Output each line exactly as it appears, skipping any embedded picture.

▼

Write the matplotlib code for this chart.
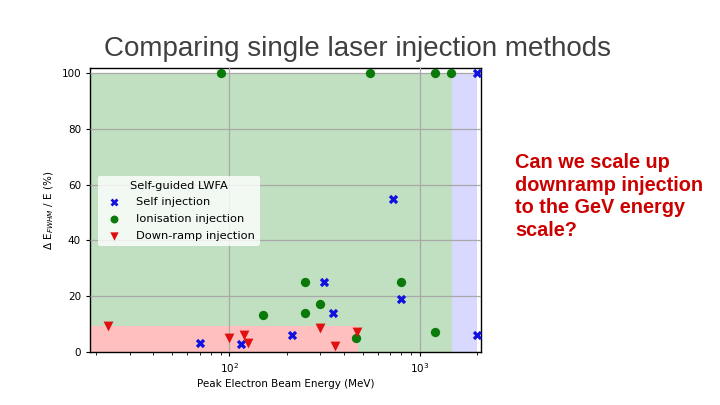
import matplotlib
matplotlib.use("Agg")
import matplotlib.pyplot as plt

# Data
self_E = [2000, 720, 315, 350, 800, 213, 70, 115, 2000]
self_dE = [100, 55, 25, 14, 19, 6, 3, 2.6, 6]

ion_E = [90, 550, 1200, 1450, 250, 800, 300, 250, 150, 460, 1200]
ion_dE = [100, 100, 100, 100, 25, 25, 17, 14, 13, 5, 7]

ramp_E = [23, 100, 120, 125, 300, 360, 470]
ramp_dE = [9.3, 4.8, 6, 3.2, 8.5, 2, 7.2]

title = "Comparing single laser injection methods"
note = "Can we scale up\ndownramp injection\nto the GeV energy\nscale?"

fig = plt.figure(figsize=(7.2, 4.05), dpi=100)
fig.patch.set_facecolor("white")
ax = fig.add_axes([0.125, 0.1316, 0.543, 0.70])

ax.set_xscale("log")
ax.set_xlim(18.6, 2090)
ax.set_ylim(0, 101.8)

# shaded regions
ax.fill_between([1, 1470], 0, 100, color=(0.757, 0.875, 0.757), lw=0, zorder=0)
ax.fill_between([1470, 2000], 0, 100, color=(0.85, 0.85, 1.0), lw=0, zorder=0)
ax.fill_between([1, 475], 0, 9.4, color=(1.0, 0.75, 0.75), lw=0, zorder=0.5)

ax.grid(True, which="major", color="#a8a8a8", lw=0.9, zorder=1)
ax.set_axisbelow(False)

ax.scatter(self_E, self_dE, marker="X", s=45, color="#1010e0", label="Self injection", zorder=3, lw=0)
ax.scatter(ion_E, ion_dE, marker="o", s=45, color="#0a7a0a", label="Ionisation injection", zorder=3, lw=0)
ax.scatter(ramp_E, ramp_dE, marker="v", s=50, color="#e01010", label="Down-ramp injection", zorder=3, lw=0)

ax.set_yticks([0, 20, 40, 60, 80, 100])
ax.tick_params(labelsize=7.5, length=3, colors="black")
ax.tick_params(which="minor", length=2)
for s in ax.spines.values():
    s.set_color("black")
    s.set_linewidth(1.0)

ax.set_xlabel("Peak Electron Beam Energy (MeV)", fontsize=7.5, labelpad=3)
ax.set_ylabel(r"$\Delta$ E$_{FWHM}$ / E (%)", fontsize=7.5, labelpad=4)

leg = ax.legend(title="Self-guided LWFA", loc="upper left", bbox_to_anchor=(0.005, 0.64),
                fontsize=8.2, title_fontsize=8.2, frameon=True, framealpha=0.8,
                edgecolor="none", facecolor="white", borderpad=0.4, handletextpad=1.0,
                labelspacing=0.6, fancybox=True, markerscale=0.85)
leg.set_zorder(4)

fig.text(0.144, 0.88, title, fontsize=20, color="#404040", family="Liberation Sans",
         ha="left", va="center")
fig.text(0.715, 0.515, note, fontsize=14.3, color="#cc0000", family="Liberation Sans",
         fontweight="bold", ha="left", va="center", linespacing=1.25)

fig.savefig("out.png", dpi=100)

▲

_Final answer_.
Write the matplotlib code for this chart.
import matplotlib
matplotlib.use("Agg")
import matplotlib.pyplot as plt

# Data
self_E = [2000, 720, 315, 350, 800, 213, 70, 115, 2000]
self_dE = [100, 55, 25, 14, 19, 6, 3, 2.6, 6]

ion_E = [90, 550, 1200, 1450, 250, 800, 300, 250, 150, 460, 1200]
ion_dE = [100, 100, 100, 100, 25, 25, 17, 14, 13, 5, 7]

ramp_E = [23, 100, 120, 125, 300, 360, 470]
ramp_dE = [9.3, 4.8, 6, 3.2, 8.5, 2, 7.2]

title = "Comparing single laser injection methods"
note = "Can we scale up\ndownramp injection\nto the GeV energy\nscale?"

fig = plt.figure(figsize=(7.2, 4.05), dpi=100)
fig.patch.set_facecolor("white")
ax = fig.add_axes([0.125, 0.1316, 0.543, 0.70])

ax.set_xscale("log")
ax.set_xlim(18.6, 2090)
ax.set_ylim(0, 101.8)

# shaded regions
ax.fill_between([1, 1470], 0, 100, color=(0.757, 0.875, 0.757), lw=0, zorder=0)
ax.fill_between([1470, 2000], 0, 100, color=(0.85, 0.85, 1.0), lw=0, zorder=0)
ax.fill_between([1, 475], 0, 9.4, color=(1.0, 0.75, 0.75), lw=0, zorder=0.5)

ax.grid(True, which="major", color="#a8a8a8", lw=0.9, zorder=1)
ax.set_axisbelow(False)

ax.scatter(self_E, self_dE, marker="X", s=45, color="#1010e0", label="Self injection", zorder=3, lw=0)
ax.scatter(ion_E, ion_dE, marker="o", s=45, color="#0a7a0a", label="Ionisation injection", zorder=3, lw=0)
ax.scatter(ramp_E, ramp_dE, marker="v", s=50, color="#e01010", label="Down-ramp injection", zorder=3, lw=0)

ax.set_yticks([0, 20, 40, 60, 80, 100])
ax.tick_params(labelsize=7.5, length=3, colors="black")
ax.tick_params(which="minor", length=2)
for s in ax.spines.values():
    s.set_color("black")
    s.set_linewidth(1.0)

ax.set_xlabel("Peak Electron Beam Energy (MeV)", fontsize=7.5, labelpad=3)
ax.set_ylabel(r"$\Delta$ E$_{FWHM}$ / E (%)", fontsize=7.5, labelpad=4)

leg = ax.legend(title="Self-guided LWFA", loc="upper left", bbox_to_anchor=(0.005, 0.64),
                fontsize=8.2, title_fontsize=8.2, frameon=True, framealpha=0.8,
                edgecolor="none", facecolor="white", borderpad=0.4, handletextpad=1.0,
                labelspacing=0.6, fancybox=True, markerscale=0.85)
leg.set_zorder(4)

fig.text(0.144, 0.88, title, fontsize=20, color="#404040", family="Liberation Sans",
         ha="left", va="center")
fig.text(0.715, 0.515, note, fontsize=14.3, color="#cc0000", family="Liberation Sans",
         fontweight="bold", ha="left", va="center", linespacing=1.25)

fig.savefig("out.png", dpi=100)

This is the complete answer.